▸ Figure scripts:
• • • •
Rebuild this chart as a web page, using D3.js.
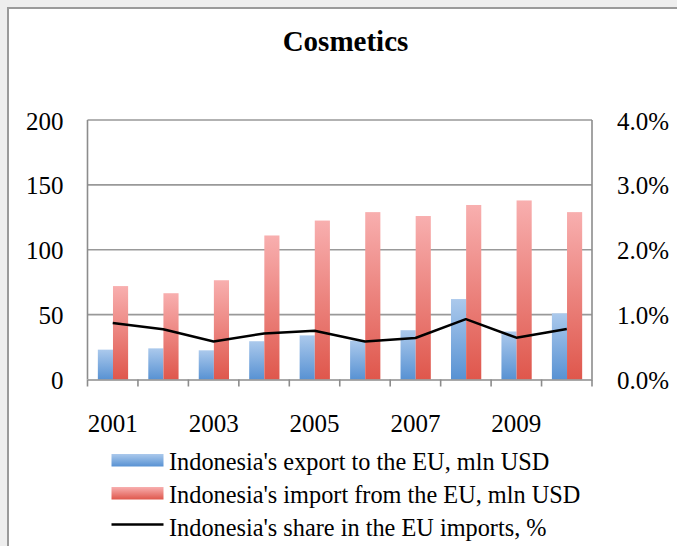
<!DOCTYPE html>
<html>
<head>
<meta charset="utf-8">
<script src="https://cdn.jsdelivr.net/npm/d3@7"></script>
<style>
  html, body { margin: 0; padding: 0; background: #eeeeee; }
  svg { display: block; }
  text { font-family: "Liberation Serif", "Times New Roman", serif; fill: #000; }
</style>
</head>
<body>
<svg id="chart" width="677" height="546"></svg>
<script>
const title = "Cosmetics";
const years = ["2001","2002","2003","2004","2005","2006","2007","2008","2009","2010"];
const exportEU = [23, 24, 22.5, 29.5, 34, 30, 38, 62, 37, 51];
const importEU = [72, 66.5, 76.5, 111, 122.5, 129, 126, 134.5, 138, 129];
const shareEU = [0.0087, 0.00775, 0.00585, 0.0071, 0.0075, 0.00585, 0.0064, 0.0093, 0.00645, 0.0078];
const leftTicks = [0, 50, 100, 150, 200];
const rightTicks = [0, 0.01, 0.02, 0.03, 0.04];
const yearLabels = ["2001","2003","2005","2007","2009"];
const legendLabels = [
  "Indonesia's export to the EU, mln USD",
  "Indonesia's import from the EU, mln USD",
  "Indonesia's share in the EU imports, %"
];

const svg = d3.select("#chart");
const W = 677, H = 546;
const plot = { left: 87.5, right: 592, top: 120, bottom: 379.5 };

// frame
svg.append("rect").attr("x", 8).attr("y", 8).attr("width", W).attr("height", H)
  .attr("fill", "#fff").attr("stroke", "#9a9a9a").attr("stroke-width", 2);

// gradients
const defs = svg.append("defs");
function grad(id, top, bottom) {
  const g = defs.append("linearGradient").attr("id", id)
    .attr("x1", 0).attr("y1", 0).attr("x2", 0).attr("y2", 1);
  g.append("stop").attr("offset", "0%").attr("stop-color", top);
  g.append("stop").attr("offset", "100%").attr("stop-color", bottom);
}
grad("gBlue", "#abc9ec", "#5892d3");
grad("gRed", "#f8afaf", "#df574c");

// title
svg.append("text").attr("x", 345.5).attr("y", 50.5).attr("text-anchor", "middle")
  .style("font-size", "29px").style("font-weight", "bold").text(title);

// scales
const x = d3.scaleBand().domain(years).range([plot.left, plot.right]).padding(0);
const xs = d3.scaleBand().domain(["exp", "imp"]).range([x.bandwidth() * 0.205, x.bandwidth() * 0.805]).padding(0);
const yL = d3.scaleLinear().domain([0, 200]).range([plot.bottom, plot.top]);
const yR = d3.scaleLinear().domain([0, 0.04]).range([plot.bottom, plot.top]);

// gridlines
svg.append("g").selectAll("line").data(leftTicks.filter(d => d > 0)).join("line")
  .attr("x1", plot.left).attr("x2", plot.right)
  .attr("y1", d => yL(d)).attr("y2", d => yL(d))
  .attr("stroke", "#999").attr("stroke-width", 1.6);

// bars
const groups = svg.append("g").selectAll("g").data(years).join("g")
  .attr("transform", d => `translate(${x(d)},0)`);
groups.append("rect")
  .attr("x", xs("exp")).attr("width", xs.bandwidth())
  .attr("y", (d, i) => yL(exportEU[i])).attr("height", (d, i) => plot.bottom - yL(exportEU[i]))
  .attr("fill", "url(#gBlue)");
groups.append("rect")
  .attr("x", xs("imp")).attr("width", xs.bandwidth())
  .attr("y", (d, i) => yL(importEU[i])).attr("height", (d, i) => plot.bottom - yL(importEU[i]))
  .attr("fill", "url(#gRed)");

// axes lines
const axisColor = "#8c8c8c";
svg.append("line").attr("x1", plot.left).attr("x2", plot.left).attr("y1", plot.top).attr("y2", plot.bottom)
  .attr("stroke", axisColor).attr("stroke-width", 1.6);
svg.append("line").attr("x1", plot.right).attr("x2", plot.right).attr("y1", plot.top).attr("y2", plot.bottom)
  .attr("stroke", axisColor).attr("stroke-width", 1.6);

// x axis
const xAxis = d3.axisBottom(x).tickSize(0).tickFormat(d => yearLabels.includes(d) ? d : "");
const gx = svg.append("g").attr("transform", `translate(0,${plot.bottom})`).call(xAxis);
gx.select(".domain").attr("stroke", axisColor).attr("stroke-width", 1.6);
gx.selectAll(".tick text").attr("y", 52).attr("dy", 0)
  .style("font-size", "25px").style("font-family", "Liberation Serif, serif").attr("fill", "#000");
// boundary tick marks
const bounds = years.map(d => x(d)).concat([plot.right]);
svg.append("g").selectAll("line").data(bounds).join("line")
  .attr("x1", d => d).attr("x2", d => d)
  .attr("y1", plot.bottom).attr("y2", plot.bottom + 7)
  .attr("stroke", axisColor).attr("stroke-width", 1.6);

// left axis labels
const gyL = svg.append("g").attr("transform", `translate(${plot.left},0)`)
  .call(d3.axisLeft(yL).tickValues(leftTicks).tickSize(0).tickPadding(24));
gyL.select(".domain").remove();
gyL.selectAll(".tick text").style("font-size", "25px").style("font-family", "Liberation Serif, serif")
  .attr("fill", "#000").attr("dy", "0.36em");

// right axis labels
const gyR = svg.append("g").attr("transform", `translate(${plot.right},0)`)
  .call(d3.axisRight(yR).tickValues(rightTicks).tickSize(0).tickPadding(25).tickFormat(d3.format(".1%")));
gyR.select(".domain").remove();
gyR.selectAll(".tick text").style("font-size", "25px").style("font-family", "Liberation Serif, serif")
  .attr("fill", "#000").attr("dy", "0.36em");

// line
const line = d3.line().x((d, i) => x(years[i]) + x.bandwidth() / 2).y(d => yR(d));
svg.append("path").datum(shareEU).attr("d", line)
  .attr("fill", "none").attr("stroke", "#000").attr("stroke-width", 2.5).attr("stroke-linejoin", "round");

// legend
const lg = svg.append("g");
const lx = 111.5, lw = 52;
const rowY = [454, 487, 520];
lg.append("rect").attr("x", lx).attr("y", rowY[0]).attr("width", lw).attr("height", 12.5).attr("fill", "url(#gBlue)");
lg.append("rect").attr("x", lx).attr("y", rowY[1]).attr("width", lw).attr("height", 12.5).attr("fill", "url(#gRed)");
lg.append("line").attr("x1", lx).attr("x2", lx + lw).attr("y1", rowY[2] + 4.5).attr("y2", rowY[2] + 4.5)
  .attr("stroke", "#000").attr("stroke-width", 2.5);
lg.selectAll("text").data(legendLabels).join("text")
  .attr("x", 169).attr("y", (d, i) => rowY[i] + 16)
  .style("font-size", "24.3px").text(d => d);
</script>
</body>
</html>
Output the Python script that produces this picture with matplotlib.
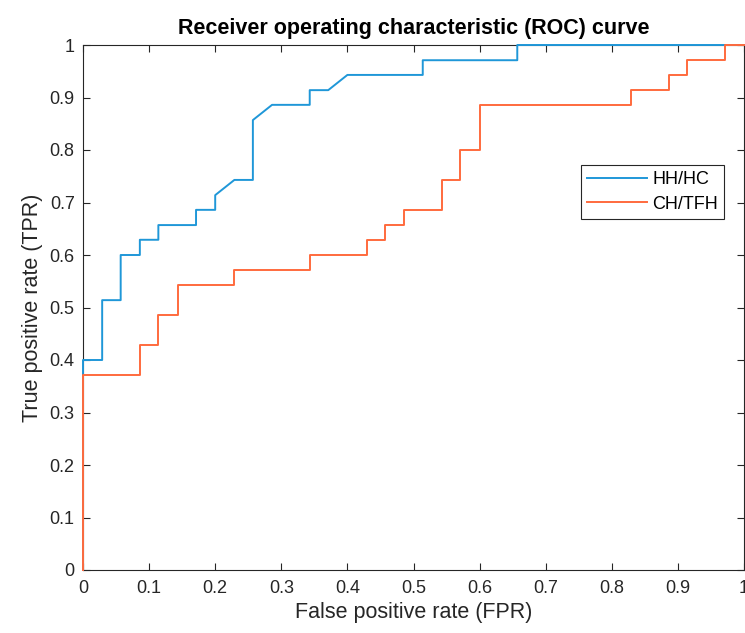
import matplotlib
matplotlib.use("Agg")
import matplotlib.pyplot as plt

plt.rcParams['font.family'] = ['Liberation Sans', 'DejaVu Sans']

# ROC points
fpr_hh = [0, 0, 0.029, 0.029, 0.057, 0.057, 0.086, 0.086, 0.114, 0.114, 0.171, 0.171,
          0.2, 0.2, 0.229, 0.257, 0.257, 0.286, 0.343, 0.343, 0.371, 0.4, 0.514, 0.514,
          0.657, 0.657, 1.0]
tpr_hh = [0, 0.4, 0.4, 0.514, 0.514, 0.6, 0.6, 0.629, 0.629, 0.657, 0.657, 0.686,
          0.686, 0.714, 0.743, 0.743, 0.857, 0.886, 0.886, 0.914, 0.914, 0.943, 0.943, 0.971,
          0.971, 1.0, 1.0]

fpr_ch = [0, 0, 0.086, 0.086, 0.114, 0.114, 0.143, 0.143, 0.229, 0.229, 0.343, 0.343,
          0.429, 0.429, 0.457, 0.457, 0.486, 0.486, 0.543, 0.543, 0.571, 0.571, 0.6, 0.6,
          0.829, 0.829, 0.886, 0.886, 0.914, 0.914, 0.971, 0.971, 1.0]
tpr_ch = [0, 0.371, 0.371, 0.429, 0.429, 0.486, 0.486, 0.543, 0.543, 0.571, 0.571, 0.6,
          0.6, 0.629, 0.629, 0.657, 0.657, 0.686, 0.686, 0.743, 0.743, 0.8, 0.8, 0.886,
          0.886, 0.914, 0.914, 0.943, 0.943, 0.971, 0.971, 1.0, 1.0]

labels = ['HH/HC', 'CH/TFH']
ticks = [0, 0.1, 0.2, 0.3, 0.4, 0.5, 0.6, 0.7, 0.8, 0.9, 1]
tick_labels = ['0', '0.1', '0.2', '0.3', '0.4', '0.5', '0.6', '0.7', '0.8', '0.9', '1']

fig = plt.figure(figsize=(7.45, 6.33), dpi=100)
ax = fig.add_axes([83/745, 63/633, 661/745, 525/633])

# lines sit over the spines like in the original
ax.plot(fpr_hh, tpr_hh, color='#1f97d8', lw=1.4, label=labels[0], zorder=3, clip_on=False)
ax.plot(fpr_ch, tpr_ch, color='#ff6a3d', lw=1.4, label=labels[1], zorder=3, clip_on=False)

ax.set_xlim(0, 1)
ax.set_ylim(0, 1)
ax.set_xticks(ticks)
ax.set_xticklabels(tick_labels)
ax.set_yticks(ticks)
ax.set_yticklabels(tick_labels)
ax.tick_params(direction='in', top=True, right=True, length=5, width=0.8,
               labelsize=13, colors='#262626')
ax.tick_params(axis='x', pad=7)
ax.tick_params(axis='y', pad=6)
for s in ax.spines.values():
    s.set_color('#262626')
    s.set_linewidth(0.8)

ax.set_xlabel('False positive rate (FPR)', fontsize=15.5, color='#262626', labelpad=4)
ax.set_ylabel('True positive rate (TPR)', fontsize=15.5, color='#262626', labelpad=5)
ax.set_title('Receiver operating characteristic (ROC) curve', fontsize=15.5,
             fontweight='bold', pad=8)

leg = ax.legend(loc='upper left', bbox_to_anchor=(0.753, 0.772), fontsize=13,
                fancybox=False, framealpha=1, edgecolor='#262626',
                handlelength=3.3, handletextpad=0.3, borderpad=0.35, labelspacing=0.42,
                borderaxespad=0)
leg.get_frame().set_linewidth(0.8)

fig.savefig('out.png', dpi=100)
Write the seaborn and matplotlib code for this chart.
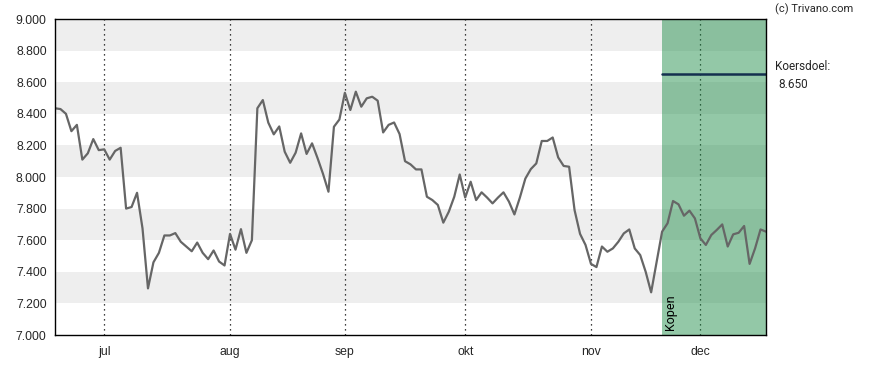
• • • •
▸ OBJECTIVE:
Restate each line from the start of the listing through the line bearing "120, bottom: 379.5" word for word. Drop the pictures.

▸ PROBLEM SOLUTION:
Rebuild this chart as a web page, using D3.js.
<!DOCTYPE html>
<html>
<head>
<meta charset="utf-8">
<script src="https://cdn.jsdelivr.net/npm/d3@7"></script>
<style>
  html, body { margin: 0; padding: 0; background: #eeeeee; }
  svg { display: block; }
  text { font-family: "Liberation Serif", "Times New Roman", serif; fill: #000; }
</style>
</head>
<body>
<svg id="chart" width="677" height="546"></svg>
<script>
const title = "Cosmetics";
const years = ["2001","2002","2003","2004","2005","2006","2007","2008","2009","2010"];
const exportEU = [23, 24, 22.5, 29.5, 34, 30, 38, 62, 37, 51];
const importEU = [72, 66.5, 76.5, 111, 122.5, 129, 126, 134.5, 138, 129];
const shareEU = [0.0087, 0.00775, 0.00585, 0.0071, 0.0075, 0.00585, 0.0064, 0.0093, 0.00645, 0.0078];
const leftTicks = [0, 50, 100, 150, 200];
const rightTicks = [0, 0.01, 0.02, 0.03, 0.04];
const yearLabels = ["2001","2003","2005","2007","2009"];
const legendLabels = [
  "Indonesia's export to the EU, mln USD",
  "Indonesia's import from the EU, mln USD",
  "Indonesia's share in the EU imports, %"
];

const svg = d3.select("#chart");
const W = 677, H = 546;
const plot = { left: 87.5, right: 592, top: 120, bottom: 379.5 };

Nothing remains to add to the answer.